As Sammy Hagar famously blabbered, “C’mon baby, finish what ya started.” Who better to take advice from as we conclude our masochistic trip down memory lane? Let’s pick it up at #5 with a once legendary musician, whose career took a turn for the worse in the mid-seventies.
5. Paul McCartney & Wings – Silly Love Songs
Some people have asked me what’s up with all the classic rock songs on this list. Where are the Backstreet Boys? Celine Dion? NKOTB? Didn’t make the cut. It’s hard to believe, but these songs are even worse. Case in point, this vomit-inducing ballad by former Beatle Paul McCartney.
According to Wikipedia, “McCartney had been often teased by music critics for writing lightweight songs, and McCartney wrote this number in response.” Obviously he was content with the response, Critics, you are absolutely right. I’m a big fucking douchebag, and I’ve written this song to prove it.

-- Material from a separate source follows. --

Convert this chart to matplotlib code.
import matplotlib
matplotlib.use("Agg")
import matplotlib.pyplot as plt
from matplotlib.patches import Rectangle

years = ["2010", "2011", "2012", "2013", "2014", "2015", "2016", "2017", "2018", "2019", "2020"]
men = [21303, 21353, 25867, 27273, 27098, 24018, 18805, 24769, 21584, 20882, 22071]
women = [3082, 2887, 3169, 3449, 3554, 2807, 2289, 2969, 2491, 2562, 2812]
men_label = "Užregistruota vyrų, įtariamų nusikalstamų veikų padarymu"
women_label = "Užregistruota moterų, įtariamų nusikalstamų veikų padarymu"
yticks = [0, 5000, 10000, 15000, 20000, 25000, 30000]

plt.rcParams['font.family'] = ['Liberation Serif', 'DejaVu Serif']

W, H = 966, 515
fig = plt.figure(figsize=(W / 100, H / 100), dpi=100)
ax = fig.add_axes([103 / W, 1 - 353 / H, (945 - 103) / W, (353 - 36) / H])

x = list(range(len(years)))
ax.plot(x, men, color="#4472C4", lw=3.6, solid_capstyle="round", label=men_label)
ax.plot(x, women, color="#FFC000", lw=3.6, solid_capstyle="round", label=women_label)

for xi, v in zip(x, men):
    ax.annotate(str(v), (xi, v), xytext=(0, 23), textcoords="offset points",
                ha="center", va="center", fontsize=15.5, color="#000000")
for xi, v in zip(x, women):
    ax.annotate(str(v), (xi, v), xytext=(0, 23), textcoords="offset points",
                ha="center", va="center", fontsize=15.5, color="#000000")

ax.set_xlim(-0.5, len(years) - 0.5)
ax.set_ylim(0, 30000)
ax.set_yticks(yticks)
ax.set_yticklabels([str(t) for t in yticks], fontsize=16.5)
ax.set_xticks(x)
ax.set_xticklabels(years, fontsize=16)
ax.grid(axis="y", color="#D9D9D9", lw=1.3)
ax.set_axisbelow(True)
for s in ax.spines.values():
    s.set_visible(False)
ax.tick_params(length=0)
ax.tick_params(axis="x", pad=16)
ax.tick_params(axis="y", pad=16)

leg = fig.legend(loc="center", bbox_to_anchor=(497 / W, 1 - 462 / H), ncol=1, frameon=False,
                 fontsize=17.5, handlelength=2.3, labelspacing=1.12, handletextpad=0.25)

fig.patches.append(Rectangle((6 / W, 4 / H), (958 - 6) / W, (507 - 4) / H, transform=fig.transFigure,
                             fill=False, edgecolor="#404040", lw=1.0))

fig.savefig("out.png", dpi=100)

4. Bryan Adams, Rod Stewart & Sting – All For Love
Notice a pattern here? Approximately 40% of all shitty songs have the word “love” in the title. This monstrosity was featured in a humorous bit on Beavis & Butthead, where the duo started screaming in horror until one of them finally changed the channel.
The video adds an extra dimension of crap to the original recording. For some unfathomable reason, it has a one-minute intro consisting of:
Sting: Bryan, how’s it goin?
Bryan Adams: Oh, hey Sting.
Sting: Hey, where’s Rod Stewart?
Bryan Adams: I dunno, he said he was on his way. So, what’s up Sting?
Sting: Oh, you know, this and that.
Rod Stewart: Hey guys! Ready to shoot the video?
Sting: Rod! Buddy old Pal! Nah, let’s wank around for another 30 seconds.
Bryan Adams: Hey, doesn’t this haircut make me look like a dipshit?
Rod Stewart: It sure does. Man, this song is gonna suck.
Bryan Adams: Yea, I’m totally pumped.
3. O.A.R. – Hey Girl
Here is an actual line from this song:
Well we went out late that night and we danced through the night
Are you fucking serious O.A.R.? It’s like you’re not even trying.
The thing is, train wreaks like this (although maybe not quite as clichéd as this one) get written all the time; but they usually result in scorn and ridicule from one’s peers. “Hey Girl” was actually played multiple times on nationally-syndicated modern rock radio. The only plausible explanation is that the members of O.A.R. sold their souls to the Devil–in return for a guaranteed hit single, no matter how terrible the song. What sort of demonic fiend could write a ballad this awful and make it popular? Hmm, maybe they got some tips from the next band on our countdown…
2. Nickelback – If Everyone Cared
The Beatles of Crap. The Shakespeares of Suck. Call them whatever you want, but Nickelback has left an indelible mark on the world of shitty music.
Trying to pick the worst Nickelback song is a bit like trying to decide what to order at IHOP. You carefully study the menu, meticulously scrutinizing the description of each potential meal until your stomach pleads with your brain to make it all end–but you still can’t decide between the Eggs Benedict, the Sausage & Biscuits, the Breakfast Combo, the Ham & Egg Melt, the Blueberry Pancakes, the Banana Pancakes, or the Stuffed French Toast.
Nickelback is sort of a bizarro version of that. Everything on the menu sucks.
You really just have to go with your gut (pardon the pun) in these situations. Most of Nickelback’s songs are bad in a humorously inept way, and I believe “If Everyone Cared” possesses that quality more so than any other. Take this nugget of lyrical wisdom from frontman Chad Kroeger:
And as we lie beneth the stars
We realize how small we are
If they could love like you and me
Imagine what the world could be
I almost pissed my pants when I heard that.
1. Marcia Griffiths – Electric Boogie
Oops wrong video, my bad.
Wait, that wasn’t it either. Well in any event, hopefully I’ve somewhat prepared you for the experience of actually listening to this song
(seriously, click on that link at your own risk–don’t say I didn’t warn you).
“Electric Boogie” as you may have guessed, is the song that popularized the Electric Slide dance routine. I’ve been forced to endure it at High School dances, Weddings, Bar Mitzvahs, and other occasions I’ve since blocked from my memory.
When I think of this song, I’m reminded of the Trent Reznor line, “If there is a Hell, I’ll see you there.” Surely, Electric Boogie will be playing when we get there.